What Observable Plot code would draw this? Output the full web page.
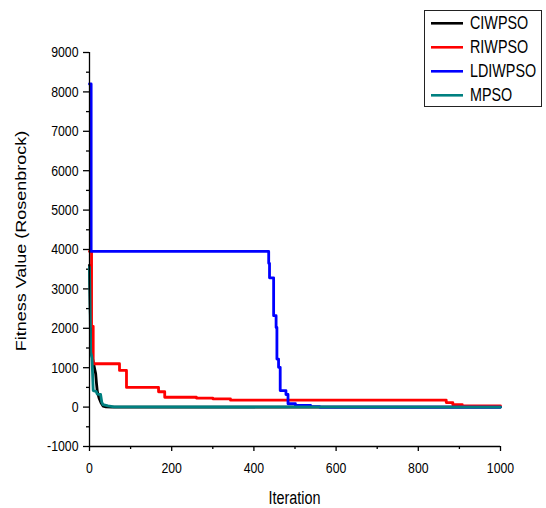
<!DOCTYPE html>
<html>
<head>
<meta charset="utf-8">
<script src="https://cdn.jsdelivr.net/npm/d3@7"></script>
<script src="https://cdn.jsdelivr.net/npm/@observablehq/plot@0.6"></script>
<style>
  html, body { margin: 0; padding: 0; background: #fff; }
  svg { display: block; }
</style>
</head>
<body>
<div id="chart"></div>
<script>
// ---- Data ----
const seriesNames = ["CIWPSO", "RIWPSO", "LDIWPSO", "MPSO"];
const seriesColors = ["#000000", "#ff0000", "#0000ff", "#008080"];

// [iteration, fitness value]
const ciwpso = [[0,3600],[2,2400],[4,1600],[7,1250],[10,1100],[13,950],[15,850],[17,600],[19,400],[23,240],[28,110],[33,25],[40,8],[55,0],[1000,0]];
const riwpso = [[0,3950],[5,2050],[9,1100],[73,930],[90,500],[168,390],[183,250],[260,230],[300,210],[343,175],[868,115],[884,60],[907,30],[1000,25]];
const ldiwpso = [[0,8200],[4,3950],[436,3650],[438,3280],[448,2320],[454,2020],[456,1220],[460,1010],[464,420],[478,320],[483,85],[501,40],[538,10],[560,0],[1000,0]];
const mpso = [[0,3550],[1,3000],[3,1400],[6,1250],[9,420],[16,400],[19,330],[27,320],[30,120],[33,60],[45,30],[60,5],[1000,0]];

const yTicks = [-1000,0,1000,2000,3000,4000,5000,6000,7000,8000,9000];
const yMinorTicks = [-500,500,1500,2500,3500,4500,5500,6500,7500,8500];
const xTicks = [0,200,400,600,800,1000];
const xMinorTicks = [100,300,500,700,900];

const xTitle = "Iteration";
const yTitle = "Fitness Value (Rosenbrock)";

// ---- Build ----
const FONT = "'Liberation Sans', Arial, Helvetica, sans-serif";
const SQUEEZE = 0.82; // the reference text is horizontally condensed

const seriesData = [ciwpso, riwpso, ldiwpso, mpso];
const curves = ["linear", "step-after", "step-after", "linear"];

const lineMarks = seriesData.map((d, i) =>
  Plot.line(d, {x: p => p[0], y: p => p[1], stroke: seriesColors[i], strokeWidth: 2.8, curve: curves[i]})
);

const chart = Plot.plot({
  width: 546,
  height: 508,
  marginLeft: 89,
  marginRight: 46,
  marginTop: 52,
  marginBottom: 62,
  style: {fontFamily: FONT, fontSize: "15px", color: "#000", background: "#fff", overflow: "visible"},
  x: {domain: [0, 1000]},
  y: {domain: [-1000, 9000]},
  marks: [
    Plot.axisX(xTicks, {anchor: "bottom", tickSize: 5, tickPadding: 11, tickFormat: d => String(d), label: null, fontSize: 15, stroke: "#000", strokeWidth: 1.3}),
    Plot.axisX(xMinorTicks, {anchor: "bottom", tickSize: 3, tickFormat: () => "", label: null, stroke: "#000", strokeWidth: 1.3}),
    Plot.axisY(yTicks, {anchor: "left", tickSize: 6, tickPadding: 5, tickFormat: d => String(d), label: null, fontSize: 15, stroke: "#000", strokeWidth: 1.3}),
    Plot.axisY(yMinorTicks, {anchor: "left", tickSize: 3, tickFormat: () => "", label: null, stroke: "#000", strokeWidth: 1.3}),
    ...lineMarks,
    Plot.ruleX([0], {stroke: "#000", strokeWidth: 1.3}),
    Plot.ruleY([-1000], {stroke: "#000", strokeWidth: 1.3})
  ]
});

const svg = d3.select(chart);

// condense tick label text horizontally, anchored at its own position
svg.selectAll("text").each(function() {
  const t = this.getAttribute("transform") || "";
  const x = this.getAttribute("x");
  if (x !== null && !t) {
    this.setAttribute("transform", `translate(${x},0) scale(${SQUEEZE},1)`);
    this.removeAttribute("x");
  } else {
    this.setAttribute("transform", `${t} scale(${SQUEEZE},1)`);
  }
});

// axis titles
svg.append("text")
  .attr("transform", `translate(294.5,504) scale(${SQUEEZE},1)`)
  .attr("text-anchor", "middle")
  .attr("font-family", FONT)
  .attr("font-size", 17.6)
  .attr("fill", "#000")
  .text(xTitle);

svg.append("text")
  .attr("transform", `translate(26,241) scale(${SQUEEZE},1) rotate(-90)`)
  .attr("text-anchor", "middle")
  .attr("font-family", FONT)
  .attr("font-size", 18)
  .attr("fill", "#000")
  .text(yTitle);

// legend
const lg = svg.append("g").attr("class", "legend").attr("text-anchor", "start");
lg.append("rect")
  .attr("x", 424.5).attr("y", 10.5).attr("width", 117).attr("height", 96)
  .attr("fill", "#fff").attr("stroke", "#222").attr("stroke-width", 1);
seriesNames.forEach((name, i) => {
  const yb = 29.3 + i * 24;
  lg.append("line")
    .attr("x1", 431).attr("x2", 463).attr("y1", yb - 6).attr("y2", yb - 6)
    .attr("stroke", seriesColors[i]).attr("stroke-width", 2.6);
  lg.append("text")
    .attr("transform", `translate(470,${yb}) scale(${SQUEEZE},1)`)
    .attr("text-anchor", "start")
    .attr("font-family", FONT)
    .attr("font-size", 17.5)
    .attr("fill", "#000")
    .text(name);
});

document.getElementById("chart").appendChild(chart);
</script>
</body>
</html>
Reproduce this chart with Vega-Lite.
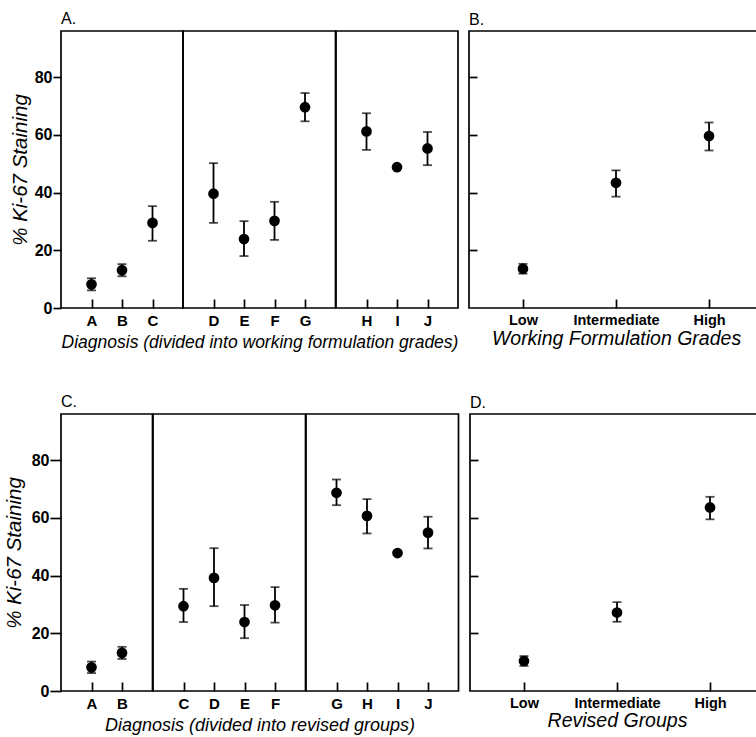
_____
*Aim*
Above are records to transcribe exactly; leave their pictures out.

*Reply to the task*
What Observable Plot code would draw this? Output the full web page.
<!DOCTYPE html>
<html>
<head>
<meta charset="utf-8">
<script src="https://cdn.jsdelivr.net/npm/d3@7"></script>
<script src="https://cdn.jsdelivr.net/npm/@observablehq/plot@0.6"></script>
<style>
  html, body { margin: 0; padding: 0; background: #fff; }
  svg { display: block; }
</style>
</head>
<body>
<div id="chart"></div>
<script>
// ---- Data ----
const seriesNames = ["CIWPSO", "RIWPSO", "LDIWPSO", "MPSO"];
const seriesColors = ["#000000", "#ff0000", "#0000ff", "#008080"];

// [iteration, fitness value]
const ciwpso = [[0,3600],[2,2400],[4,1600],[7,1250],[10,1100],[13,950],[15,850],[17,600],[19,400],[23,240],[28,110],[33,25],[40,8],[55,0],[1000,0]];
const riwpso = [[0,3950],[5,2050],[9,1100],[73,930],[90,500],[168,390],[183,250],[260,230],[300,210],[343,175],[868,115],[884,60],[907,30],[1000,25]];
const ldiwpso = [[0,8200],[4,3950],[436,3650],[438,3280],[448,2320],[454,2020],[456,1220],[460,1010],[464,420],[478,320],[483,85],[501,40],[538,10],[560,0],[1000,0]];
const mpso = [[0,3550],[1,3000],[3,1400],[6,1250],[9,420],[16,400],[19,330],[27,320],[30,120],[33,60],[45,30],[60,5],[1000,0]];

const yTicks = [-1000,0,1000,2000,3000,4000,5000,6000,7000,8000,9000];
const yMinorTicks = [-500,500,1500,2500,3500,4500,5500,6500,7500,8500];
const xTicks = [0,200,400,600,800,1000];
const xMinorTicks = [100,300,500,700,900];

const xTitle = "Iteration";
const yTitle = "Fitness Value (Rosenbrock)";

// ---- Build ----
const FONT = "'Liberation Sans', Arial, Helvetica, sans-serif";
const SQUEEZE = 0.82; // the reference text is horizontally condensed

const seriesData = [ciwpso, riwpso, ldiwpso, mpso];
const curves = ["linear", "step-after", "step-after", "linear"];

const lineMarks = seriesData.map((d, i) =>
  Plot.line(d, {x: p => p[0], y: p => p[1], stroke: seriesColors[i], strokeWidth: 2.8, curve: curves[i]})
);

const chart = Plot.plot({
  width: 546,
  height: 508,
  marginLeft: 89,
  marginRight: 46,
  marginTop: 52,
  marginBottom: 62,
  style: {fontFamily: FONT, fontSize: "15px", color: "#000", background: "#fff", overflow: "visible"},
  x: {domain: [0, 1000]},
  y: {domain: [-1000, 9000]},
  marks: [
    Plot.axisX(xTicks, {anchor: "bottom", tickSize: 5, tickPadding: 11, tickFormat: d => String(d), label: null, fontSize: 15, stroke: "#000", strokeWidth: 1.3}),
    Plot.axisX(xMinorTicks, {anchor: "bottom", tickSize: 3, tickFormat: () => "", label: null, stroke: "#000", strokeWidth: 1.3}),
    Plot.axisY(yTicks, {anchor: "left", tickSize: 6, tickPadding: 5, tickFormat: d => String(d), label: null, fontSize: 15, stroke: "#000", strokeWidth: 1.3}),
    Plot.axisY(yMinorTicks, {anchor: "left", tickSize: 3, tickFormat: () => "", label: null, stroke: "#000", strokeWidth: 1.3}),
    ...lineMarks,
    Plot.ruleX([0], {stroke: "#000", strokeWidth: 1.3}),
    Plot.ruleY([-1000], {stroke: "#000", strokeWidth: 1.3})
  ]
});

const svg = d3.select(chart);

// condense tick label text horizontally, anchored at its own position
svg.selectAll("text").each(function() {
  const t = this.getAttribute("transform") || "";
  const x = this.getAttribute("x");
  if (x !== null && !t) {
    this.setAttribute("transform", `translate(${x},0) scale(${SQUEEZE},1)`);
    this.removeAttribute("x");
  } else {
    this.setAttribute("transform", `${t} scale(${SQUEEZE},1)`);
  }
});

// axis titles
svg.append("text")
  .attr("transform", `translate(294.5,504) scale(${SQUEEZE},1)`)
  .attr("text-anchor", "middle")
  .attr("font-family", FONT)
  .attr("font-size", 17.6)
  .attr("fill", "#000")
  .text(xTitle);

svg.append("text")
  .attr("transform", `translate(26,241) scale(${SQUEEZE},1) rotate(-90)`)
  .attr("text-anchor", "middle")
  .attr("font-family", FONT)
  .attr("font-size", 18)
  .attr("fill", "#000")
  .text(yTitle);

// legend
const lg = svg.append("g").attr("class", "legend").attr("text-anchor", "start");
lg.append("rect")
  .attr("x", 424.5).attr("y", 10.5).attr("width", 117).attr("height", 96)
  .attr("fill", "#fff").attr("stroke", "#222").attr("stroke-width", 1);
seriesNames.forEach((name, i) => {
  const yb = 29.3 + i * 24;
  lg.append("line")
    .attr("x1", 431).attr("x2", 463).attr("y1", yb - 6).attr("y2", yb - 6)
    .attr("stroke", seriesColors[i]).attr("stroke-width", 2.6);
  lg.append("text")
    .attr("transform", `translate(470,${yb}) scale(${SQUEEZE},1)`)
    .attr("text-anchor", "start")
    .attr("font-family", FONT)
    .attr("font-size", 17.5)
    .attr("fill", "#000")
    .text(name);
});

document.getElementById("chart").appendChild(chart);
</script>
</body>
</html>
Reproduce this chart with Vega-Lite.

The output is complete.